# start of Given data

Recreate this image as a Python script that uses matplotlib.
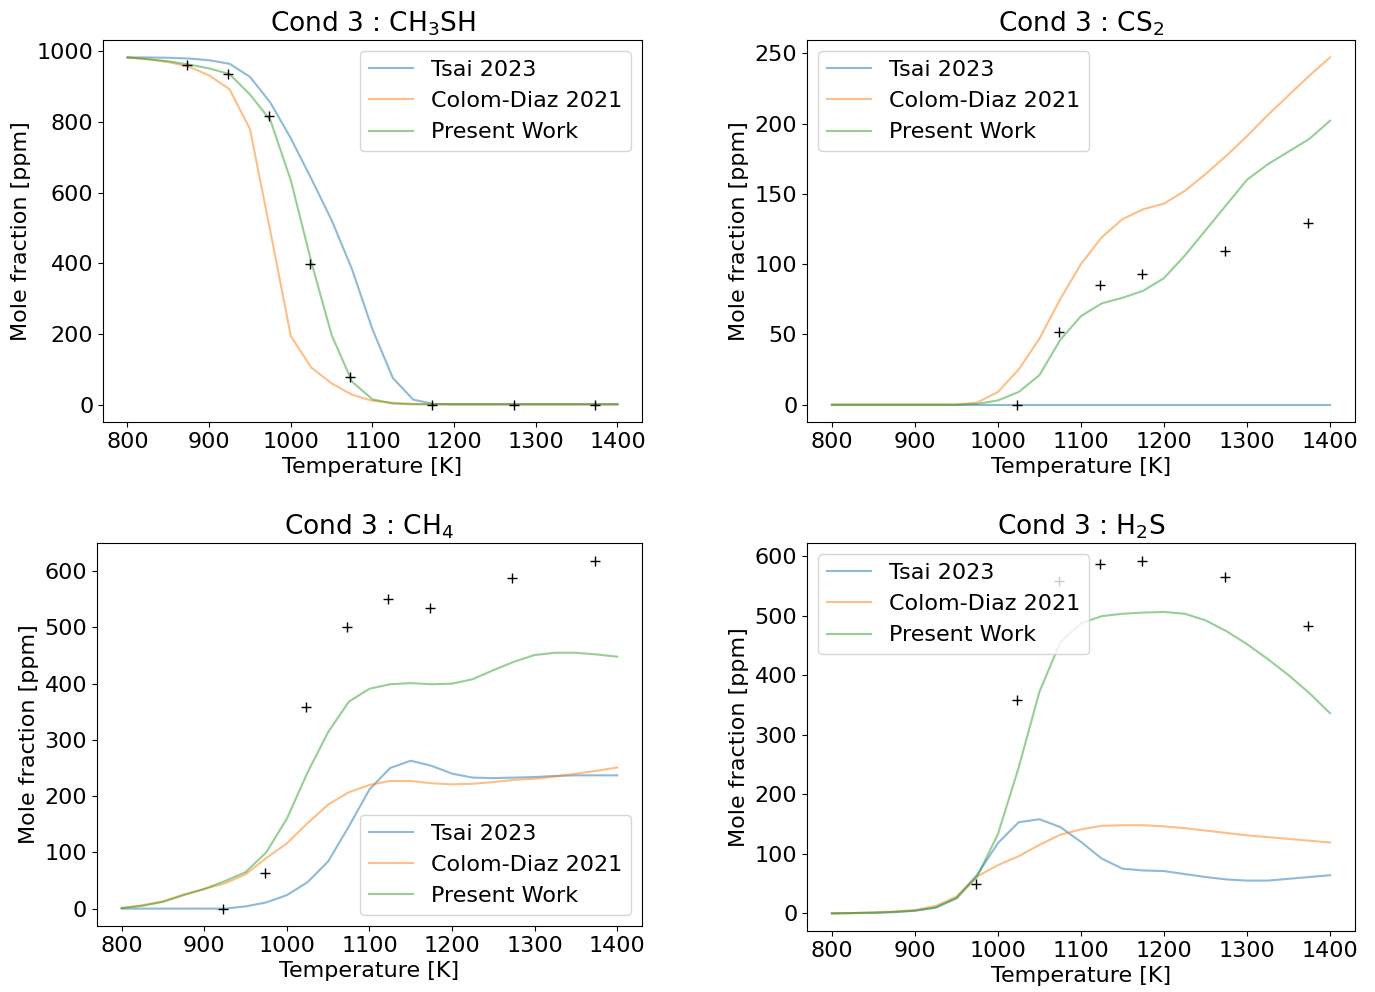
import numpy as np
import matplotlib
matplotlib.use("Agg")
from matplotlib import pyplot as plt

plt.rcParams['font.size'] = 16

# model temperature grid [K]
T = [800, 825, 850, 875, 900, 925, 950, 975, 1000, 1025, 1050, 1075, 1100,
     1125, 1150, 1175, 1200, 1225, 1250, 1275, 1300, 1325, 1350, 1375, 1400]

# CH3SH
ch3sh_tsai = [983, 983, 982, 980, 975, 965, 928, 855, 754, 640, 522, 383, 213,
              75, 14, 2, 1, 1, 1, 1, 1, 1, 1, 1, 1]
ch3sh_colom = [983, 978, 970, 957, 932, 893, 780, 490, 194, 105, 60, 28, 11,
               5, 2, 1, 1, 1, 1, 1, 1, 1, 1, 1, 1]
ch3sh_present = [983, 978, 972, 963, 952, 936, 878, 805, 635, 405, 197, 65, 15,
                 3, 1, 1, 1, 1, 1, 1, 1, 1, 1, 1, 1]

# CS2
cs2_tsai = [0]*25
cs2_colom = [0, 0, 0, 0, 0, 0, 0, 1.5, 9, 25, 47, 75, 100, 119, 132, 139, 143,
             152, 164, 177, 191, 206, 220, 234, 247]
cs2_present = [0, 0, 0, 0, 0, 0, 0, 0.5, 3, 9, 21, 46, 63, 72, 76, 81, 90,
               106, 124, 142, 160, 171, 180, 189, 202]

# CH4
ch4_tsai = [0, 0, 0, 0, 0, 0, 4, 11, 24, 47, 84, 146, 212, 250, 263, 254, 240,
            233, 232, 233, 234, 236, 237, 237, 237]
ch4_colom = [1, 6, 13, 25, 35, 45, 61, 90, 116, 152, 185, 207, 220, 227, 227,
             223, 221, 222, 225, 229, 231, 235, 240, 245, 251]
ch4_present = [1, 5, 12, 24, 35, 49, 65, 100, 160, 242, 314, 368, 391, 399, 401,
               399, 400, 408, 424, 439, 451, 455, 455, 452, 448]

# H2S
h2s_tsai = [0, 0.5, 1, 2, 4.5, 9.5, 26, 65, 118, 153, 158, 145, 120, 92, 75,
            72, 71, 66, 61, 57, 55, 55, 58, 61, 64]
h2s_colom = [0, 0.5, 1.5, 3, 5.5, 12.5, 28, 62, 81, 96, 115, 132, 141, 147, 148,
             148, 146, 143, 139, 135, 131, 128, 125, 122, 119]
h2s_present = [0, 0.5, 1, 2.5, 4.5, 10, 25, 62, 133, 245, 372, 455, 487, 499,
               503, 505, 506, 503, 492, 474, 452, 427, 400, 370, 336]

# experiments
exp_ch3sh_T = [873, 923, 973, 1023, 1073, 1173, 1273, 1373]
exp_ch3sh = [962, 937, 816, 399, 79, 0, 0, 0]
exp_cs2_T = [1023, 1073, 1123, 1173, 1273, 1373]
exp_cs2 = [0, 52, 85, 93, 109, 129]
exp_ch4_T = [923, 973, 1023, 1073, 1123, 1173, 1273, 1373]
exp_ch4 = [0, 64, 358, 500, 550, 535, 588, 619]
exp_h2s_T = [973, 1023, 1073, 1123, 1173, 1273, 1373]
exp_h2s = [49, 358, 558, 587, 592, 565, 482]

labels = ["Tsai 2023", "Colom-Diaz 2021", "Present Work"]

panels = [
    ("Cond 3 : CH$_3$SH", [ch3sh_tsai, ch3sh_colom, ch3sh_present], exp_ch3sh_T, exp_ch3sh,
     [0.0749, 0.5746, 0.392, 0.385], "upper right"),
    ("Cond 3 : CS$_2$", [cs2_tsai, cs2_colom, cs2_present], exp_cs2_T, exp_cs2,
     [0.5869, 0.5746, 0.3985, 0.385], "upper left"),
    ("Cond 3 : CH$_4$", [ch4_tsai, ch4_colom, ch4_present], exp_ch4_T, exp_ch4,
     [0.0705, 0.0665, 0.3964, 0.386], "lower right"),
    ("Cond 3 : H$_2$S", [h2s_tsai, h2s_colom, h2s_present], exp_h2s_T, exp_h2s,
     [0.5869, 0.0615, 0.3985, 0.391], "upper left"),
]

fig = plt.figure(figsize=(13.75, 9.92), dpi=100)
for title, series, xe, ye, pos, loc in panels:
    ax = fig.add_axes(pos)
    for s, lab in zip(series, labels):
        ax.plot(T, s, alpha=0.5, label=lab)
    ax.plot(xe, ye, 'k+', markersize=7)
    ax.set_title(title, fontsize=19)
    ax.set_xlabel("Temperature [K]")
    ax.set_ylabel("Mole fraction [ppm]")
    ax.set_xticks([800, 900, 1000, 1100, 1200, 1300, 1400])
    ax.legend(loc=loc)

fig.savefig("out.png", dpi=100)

# end of Given data

## Exercise directions
Output a faithful copy of the data, with each picture left out.

## Result for this exercise
Recreate this image as a Python script that uses matplotlib.
import numpy as np
import matplotlib
matplotlib.use("Agg")
from matplotlib import pyplot as plt

plt.rcParams['font.size'] = 16

# model temperature grid [K]
T = [800, 825, 850, 875, 900, 925, 950, 975, 1000, 1025, 1050, 1075, 1100,
     1125, 1150, 1175, 1200, 1225, 1250, 1275, 1300, 1325, 1350, 1375, 1400]

# CH3SH
ch3sh_tsai = [983, 983, 982, 980, 975, 965, 928, 855, 754, 640, 522, 383, 213,
              75, 14, 2, 1, 1, 1, 1, 1, 1, 1, 1, 1]
ch3sh_colom = [983, 978, 970, 957, 932, 893, 780, 490, 194, 105, 60, 28, 11,
               5, 2, 1, 1, 1, 1, 1, 1, 1, 1, 1, 1]
ch3sh_present = [983, 978, 972, 963, 952, 936, 878, 805, 635, 405, 197, 65, 15,
                 3, 1, 1, 1, 1, 1, 1, 1, 1, 1, 1, 1]

# CS2
cs2_tsai = [0]*25
cs2_colom = [0, 0, 0, 0, 0, 0, 0, 1.5, 9, 25, 47, 75, 100, 119, 132, 139, 143,
             152, 164, 177, 191, 206, 220, 234, 247]
cs2_present = [0, 0, 0, 0, 0, 0, 0, 0.5, 3, 9, 21, 46, 63, 72, 76, 81, 90,
               106, 124, 142, 160, 171, 180, 189, 202]

# CH4
ch4_tsai = [0, 0, 0, 0, 0, 0, 4, 11, 24, 47, 84, 146, 212, 250, 263, 254, 240,
            233, 232, 233, 234, 236, 237, 237, 237]
ch4_colom = [1, 6, 13, 25, 35, 45, 61, 90, 116, 152, 185, 207, 220, 227, 227,
             223, 221, 222, 225, 229, 231, 235, 240, 245, 251]
ch4_present = [1, 5, 12, 24, 35, 49, 65, 100, 160, 242, 314, 368, 391, 399, 401,
               399, 400, 408, 424, 439, 451, 455, 455, 452, 448]

# H2S
h2s_tsai = [0, 0.5, 1, 2, 4.5, 9.5, 26, 65, 118, 153, 158, 145, 120, 92, 75,
            72, 71, 66, 61, 57, 55, 55, 58, 61, 64]
h2s_colom = [0, 0.5, 1.5, 3, 5.5, 12.5, 28, 62, 81, 96, 115, 132, 141, 147, 148,
             148, 146, 143, 139, 135, 131, 128, 125, 122, 119]
h2s_present = [0, 0.5, 1, 2.5, 4.5, 10, 25, 62, 133, 245, 372, 455, 487, 499,
               503, 505, 506, 503, 492, 474, 452, 427, 400, 370, 336]

# experiments
exp_ch3sh_T = [873, 923, 973, 1023, 1073, 1173, 1273, 1373]
exp_ch3sh = [962, 937, 816, 399, 79, 0, 0, 0]
exp_cs2_T = [1023, 1073, 1123, 1173, 1273, 1373]
exp_cs2 = [0, 52, 85, 93, 109, 129]
exp_ch4_T = [923, 973, 1023, 1073, 1123, 1173, 1273, 1373]
exp_ch4 = [0, 64, 358, 500, 550, 535, 588, 619]
exp_h2s_T = [973, 1023, 1073, 1123, 1173, 1273, 1373]
exp_h2s = [49, 358, 558, 587, 592, 565, 482]

labels = ["Tsai 2023", "Colom-Diaz 2021", "Present Work"]

panels = [
    ("Cond 3 : CH$_3$SH", [ch3sh_tsai, ch3sh_colom, ch3sh_present], exp_ch3sh_T, exp_ch3sh,
     [0.0749, 0.5746, 0.392, 0.385], "upper right"),
    ("Cond 3 : CS$_2$", [cs2_tsai, cs2_colom, cs2_present], exp_cs2_T, exp_cs2,
     [0.5869, 0.5746, 0.3985, 0.385], "upper left"),
    ("Cond 3 : CH$_4$", [ch4_tsai, ch4_colom, ch4_present], exp_ch4_T, exp_ch4,
     [0.0705, 0.0665, 0.3964, 0.386], "lower right"),
    ("Cond 3 : H$_2$S", [h2s_tsai, h2s_colom, h2s_present], exp_h2s_T, exp_h2s,
     [0.5869, 0.0615, 0.3985, 0.391], "upper left"),
]

fig = plt.figure(figsize=(13.75, 9.92), dpi=100)
for title, series, xe, ye, pos, loc in panels:
    ax = fig.add_axes(pos)
    for s, lab in zip(series, labels):
        ax.plot(T, s, alpha=0.5, label=lab)
    ax.plot(xe, ye, 'k+', markersize=7)
    ax.set_title(title, fontsize=19)
    ax.set_xlabel("Temperature [K]")
    ax.set_ylabel("Mole fraction [ppm]")
    ax.set_xticks([800, 900, 1000, 1100, 1200, 1300, 1400])
    ax.legend(loc=loc)

fig.savefig("out.png", dpi=100)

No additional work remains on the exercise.